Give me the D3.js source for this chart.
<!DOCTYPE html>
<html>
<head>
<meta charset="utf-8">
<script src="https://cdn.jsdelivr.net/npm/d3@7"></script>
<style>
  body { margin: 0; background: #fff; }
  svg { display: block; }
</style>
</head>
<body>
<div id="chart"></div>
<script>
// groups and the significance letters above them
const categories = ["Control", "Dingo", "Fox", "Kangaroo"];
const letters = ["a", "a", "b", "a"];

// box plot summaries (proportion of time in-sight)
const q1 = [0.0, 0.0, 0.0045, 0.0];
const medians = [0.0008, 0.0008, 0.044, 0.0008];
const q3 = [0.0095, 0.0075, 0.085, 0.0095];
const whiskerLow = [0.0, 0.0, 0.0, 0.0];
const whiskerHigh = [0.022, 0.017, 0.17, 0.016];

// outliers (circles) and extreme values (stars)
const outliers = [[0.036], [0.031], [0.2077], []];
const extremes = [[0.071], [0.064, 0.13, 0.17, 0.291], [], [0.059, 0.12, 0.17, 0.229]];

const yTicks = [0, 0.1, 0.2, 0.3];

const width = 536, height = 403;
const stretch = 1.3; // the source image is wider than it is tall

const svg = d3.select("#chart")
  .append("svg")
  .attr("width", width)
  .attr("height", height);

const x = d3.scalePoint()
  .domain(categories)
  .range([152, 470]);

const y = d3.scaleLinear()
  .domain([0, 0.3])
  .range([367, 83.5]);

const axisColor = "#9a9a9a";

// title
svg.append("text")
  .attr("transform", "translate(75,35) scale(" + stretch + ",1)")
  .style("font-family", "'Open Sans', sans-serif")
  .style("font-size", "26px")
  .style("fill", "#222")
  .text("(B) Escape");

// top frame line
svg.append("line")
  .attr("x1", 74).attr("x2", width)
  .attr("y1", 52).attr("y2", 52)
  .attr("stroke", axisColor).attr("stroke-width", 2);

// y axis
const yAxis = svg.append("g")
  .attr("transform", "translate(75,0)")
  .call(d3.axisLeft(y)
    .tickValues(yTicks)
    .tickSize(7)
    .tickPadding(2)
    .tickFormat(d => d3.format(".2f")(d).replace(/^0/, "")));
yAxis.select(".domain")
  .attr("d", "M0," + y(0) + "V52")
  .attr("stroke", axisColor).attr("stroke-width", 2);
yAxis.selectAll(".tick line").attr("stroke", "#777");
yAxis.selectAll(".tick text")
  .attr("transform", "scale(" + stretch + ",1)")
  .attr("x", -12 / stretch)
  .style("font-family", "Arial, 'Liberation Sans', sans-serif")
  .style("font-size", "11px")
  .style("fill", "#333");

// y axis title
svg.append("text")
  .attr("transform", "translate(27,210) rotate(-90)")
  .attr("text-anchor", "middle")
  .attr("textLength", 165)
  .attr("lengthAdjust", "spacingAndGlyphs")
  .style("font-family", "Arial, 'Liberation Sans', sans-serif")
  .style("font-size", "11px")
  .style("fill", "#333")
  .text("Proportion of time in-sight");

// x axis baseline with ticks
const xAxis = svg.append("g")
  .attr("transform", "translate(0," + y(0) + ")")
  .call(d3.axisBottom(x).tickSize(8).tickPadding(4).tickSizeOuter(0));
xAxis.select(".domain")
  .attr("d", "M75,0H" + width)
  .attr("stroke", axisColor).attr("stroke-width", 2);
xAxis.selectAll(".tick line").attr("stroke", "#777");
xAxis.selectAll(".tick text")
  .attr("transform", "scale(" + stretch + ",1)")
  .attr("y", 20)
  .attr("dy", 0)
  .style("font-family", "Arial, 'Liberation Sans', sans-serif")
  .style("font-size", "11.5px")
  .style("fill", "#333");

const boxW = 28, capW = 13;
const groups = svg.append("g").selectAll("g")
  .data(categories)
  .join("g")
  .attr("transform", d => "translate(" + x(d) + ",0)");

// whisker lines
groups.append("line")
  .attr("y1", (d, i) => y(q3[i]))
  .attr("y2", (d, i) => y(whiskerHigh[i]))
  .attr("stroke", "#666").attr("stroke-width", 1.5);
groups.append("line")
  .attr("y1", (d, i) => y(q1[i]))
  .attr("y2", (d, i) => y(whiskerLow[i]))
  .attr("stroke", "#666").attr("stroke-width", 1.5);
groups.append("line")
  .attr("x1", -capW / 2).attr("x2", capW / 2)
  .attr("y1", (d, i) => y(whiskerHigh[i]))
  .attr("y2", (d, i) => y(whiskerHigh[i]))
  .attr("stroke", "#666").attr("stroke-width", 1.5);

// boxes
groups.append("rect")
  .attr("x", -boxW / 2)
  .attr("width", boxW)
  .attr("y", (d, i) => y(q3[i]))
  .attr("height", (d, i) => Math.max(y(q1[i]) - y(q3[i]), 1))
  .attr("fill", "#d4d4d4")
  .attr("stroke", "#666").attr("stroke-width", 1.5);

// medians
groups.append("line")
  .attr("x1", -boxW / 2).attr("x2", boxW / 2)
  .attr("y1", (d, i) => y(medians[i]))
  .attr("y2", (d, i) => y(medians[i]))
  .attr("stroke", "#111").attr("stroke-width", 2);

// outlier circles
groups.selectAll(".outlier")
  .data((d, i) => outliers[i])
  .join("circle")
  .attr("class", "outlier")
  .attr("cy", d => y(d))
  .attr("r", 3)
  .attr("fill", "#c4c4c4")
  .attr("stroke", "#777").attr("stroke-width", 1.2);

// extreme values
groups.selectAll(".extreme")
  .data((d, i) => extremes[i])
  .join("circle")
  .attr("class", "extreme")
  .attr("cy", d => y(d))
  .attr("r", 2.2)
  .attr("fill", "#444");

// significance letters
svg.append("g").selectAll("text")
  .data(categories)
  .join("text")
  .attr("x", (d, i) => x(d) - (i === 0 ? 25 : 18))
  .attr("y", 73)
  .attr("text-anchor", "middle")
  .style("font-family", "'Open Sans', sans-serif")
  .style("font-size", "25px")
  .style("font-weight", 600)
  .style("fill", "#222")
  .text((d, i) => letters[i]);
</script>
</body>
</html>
--
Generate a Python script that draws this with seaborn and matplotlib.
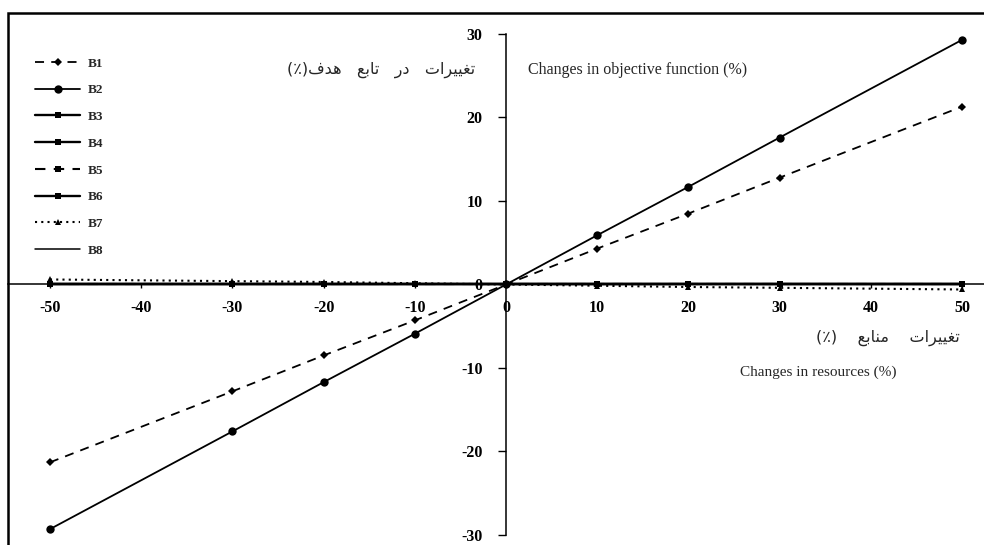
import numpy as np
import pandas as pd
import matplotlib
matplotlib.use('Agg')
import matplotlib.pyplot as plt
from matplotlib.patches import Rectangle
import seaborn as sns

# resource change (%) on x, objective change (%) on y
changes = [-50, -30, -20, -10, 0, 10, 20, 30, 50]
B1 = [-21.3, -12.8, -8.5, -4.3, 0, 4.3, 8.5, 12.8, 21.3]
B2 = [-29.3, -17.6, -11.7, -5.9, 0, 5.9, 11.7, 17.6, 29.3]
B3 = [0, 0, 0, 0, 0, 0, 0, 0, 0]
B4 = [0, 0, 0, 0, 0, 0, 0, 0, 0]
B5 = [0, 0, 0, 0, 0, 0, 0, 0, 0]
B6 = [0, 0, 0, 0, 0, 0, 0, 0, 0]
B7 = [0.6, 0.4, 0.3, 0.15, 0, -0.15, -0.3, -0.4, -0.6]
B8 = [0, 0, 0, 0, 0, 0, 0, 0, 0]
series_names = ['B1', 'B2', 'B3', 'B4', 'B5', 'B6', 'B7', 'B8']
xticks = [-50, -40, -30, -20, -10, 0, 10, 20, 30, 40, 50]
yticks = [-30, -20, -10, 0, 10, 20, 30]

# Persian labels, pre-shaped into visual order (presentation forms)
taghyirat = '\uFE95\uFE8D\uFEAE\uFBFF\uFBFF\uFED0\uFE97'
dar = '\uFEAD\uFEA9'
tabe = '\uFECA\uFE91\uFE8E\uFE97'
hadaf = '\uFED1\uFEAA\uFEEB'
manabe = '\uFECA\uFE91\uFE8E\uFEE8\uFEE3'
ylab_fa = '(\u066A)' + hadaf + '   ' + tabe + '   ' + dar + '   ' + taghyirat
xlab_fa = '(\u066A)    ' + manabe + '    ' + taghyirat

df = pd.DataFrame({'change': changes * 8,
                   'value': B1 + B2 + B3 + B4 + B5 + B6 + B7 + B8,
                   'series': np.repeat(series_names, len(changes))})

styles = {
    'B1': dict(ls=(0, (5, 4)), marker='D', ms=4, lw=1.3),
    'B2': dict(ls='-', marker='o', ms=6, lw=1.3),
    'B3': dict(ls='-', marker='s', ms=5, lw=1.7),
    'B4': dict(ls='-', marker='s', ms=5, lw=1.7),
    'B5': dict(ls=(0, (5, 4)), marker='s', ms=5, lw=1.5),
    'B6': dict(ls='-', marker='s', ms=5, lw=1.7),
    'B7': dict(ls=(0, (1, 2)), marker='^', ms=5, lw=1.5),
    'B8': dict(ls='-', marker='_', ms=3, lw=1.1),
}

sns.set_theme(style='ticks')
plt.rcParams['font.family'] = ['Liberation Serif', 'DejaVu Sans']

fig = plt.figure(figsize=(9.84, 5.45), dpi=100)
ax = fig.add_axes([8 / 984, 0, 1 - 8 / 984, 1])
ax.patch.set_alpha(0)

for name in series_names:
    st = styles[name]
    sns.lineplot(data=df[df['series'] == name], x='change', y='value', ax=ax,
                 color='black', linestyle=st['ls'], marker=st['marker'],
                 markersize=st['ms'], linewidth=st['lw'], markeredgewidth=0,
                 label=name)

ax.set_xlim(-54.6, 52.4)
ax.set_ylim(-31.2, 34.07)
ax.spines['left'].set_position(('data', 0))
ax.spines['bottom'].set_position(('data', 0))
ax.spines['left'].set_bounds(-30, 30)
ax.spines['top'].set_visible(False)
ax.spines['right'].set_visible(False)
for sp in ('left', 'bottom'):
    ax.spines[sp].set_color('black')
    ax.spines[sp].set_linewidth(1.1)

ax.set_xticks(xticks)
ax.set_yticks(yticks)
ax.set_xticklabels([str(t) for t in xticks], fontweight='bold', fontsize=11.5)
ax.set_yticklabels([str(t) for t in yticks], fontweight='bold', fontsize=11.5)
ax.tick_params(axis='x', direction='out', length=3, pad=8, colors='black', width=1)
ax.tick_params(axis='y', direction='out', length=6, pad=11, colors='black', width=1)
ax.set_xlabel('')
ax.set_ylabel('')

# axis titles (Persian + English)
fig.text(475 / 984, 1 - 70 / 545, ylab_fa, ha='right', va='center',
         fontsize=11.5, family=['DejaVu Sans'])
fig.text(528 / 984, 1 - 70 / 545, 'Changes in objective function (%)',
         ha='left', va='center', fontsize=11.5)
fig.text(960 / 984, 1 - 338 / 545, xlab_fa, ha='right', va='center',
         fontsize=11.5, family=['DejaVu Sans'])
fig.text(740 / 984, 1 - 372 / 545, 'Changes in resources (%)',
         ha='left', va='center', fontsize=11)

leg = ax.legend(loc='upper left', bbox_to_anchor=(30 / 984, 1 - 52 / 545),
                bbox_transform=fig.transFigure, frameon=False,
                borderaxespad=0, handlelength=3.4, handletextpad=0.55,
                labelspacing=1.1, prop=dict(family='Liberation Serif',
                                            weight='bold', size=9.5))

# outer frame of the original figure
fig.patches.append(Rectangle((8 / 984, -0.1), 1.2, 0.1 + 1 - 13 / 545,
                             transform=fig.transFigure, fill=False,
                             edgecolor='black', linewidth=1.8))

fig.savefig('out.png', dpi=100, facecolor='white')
* * *
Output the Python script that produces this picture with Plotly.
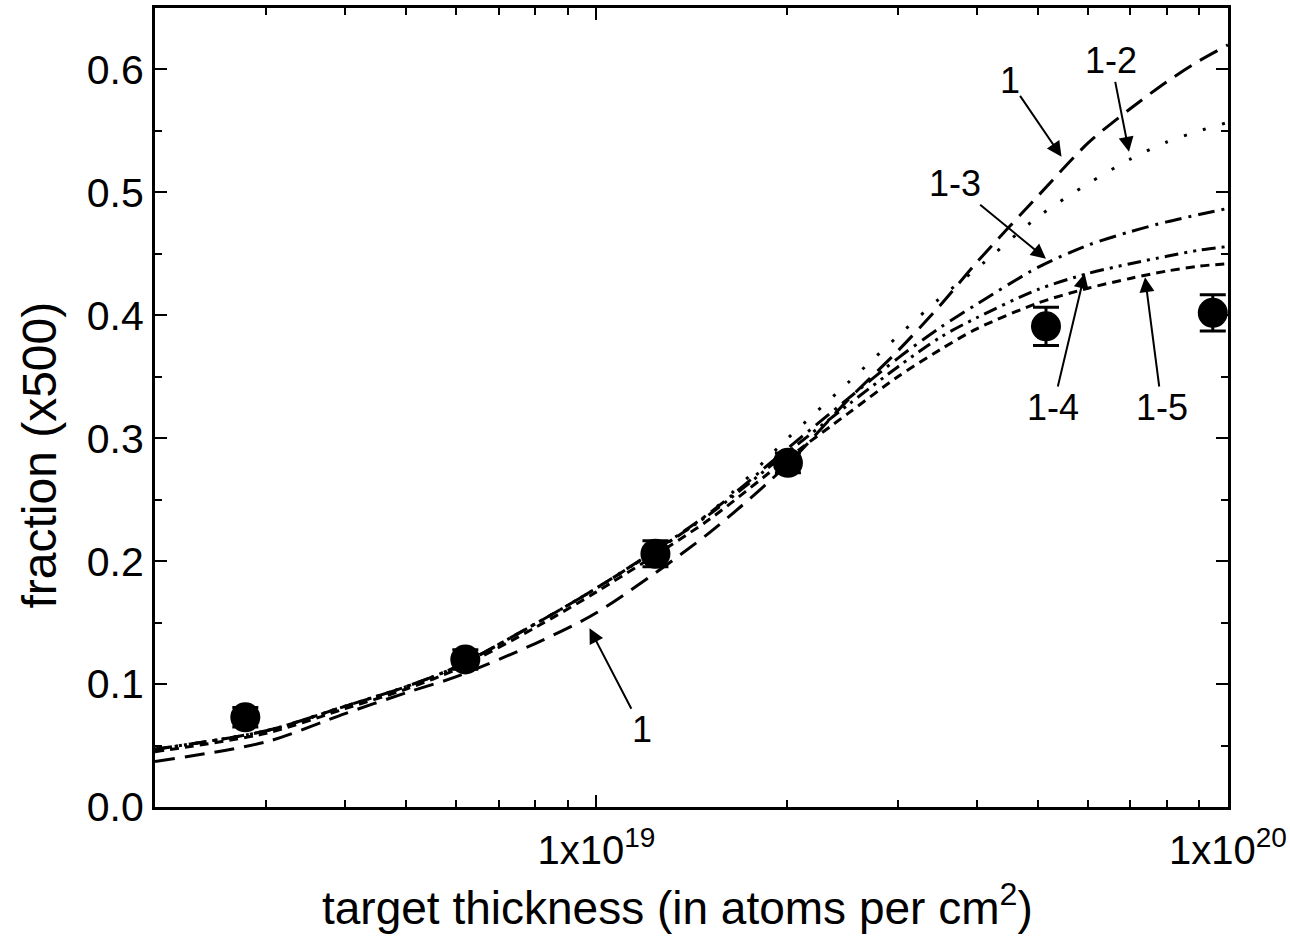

◆ OBJECTIVE: Repeat, word for word, the lines of the material above from the one holding "Generate a Python" through the one holding "import seaborn as sns". Leave out pictures.

◆ WRITTEN SOLUTION:
Generate a Python script that draws this with seaborn and matplotlib.
import numpy as np
import pandas as pd
import matplotlib
matplotlib.use('Agg')
import matplotlib.pyplot as plt
from matplotlib.patches import Rectangle
import seaborn as sns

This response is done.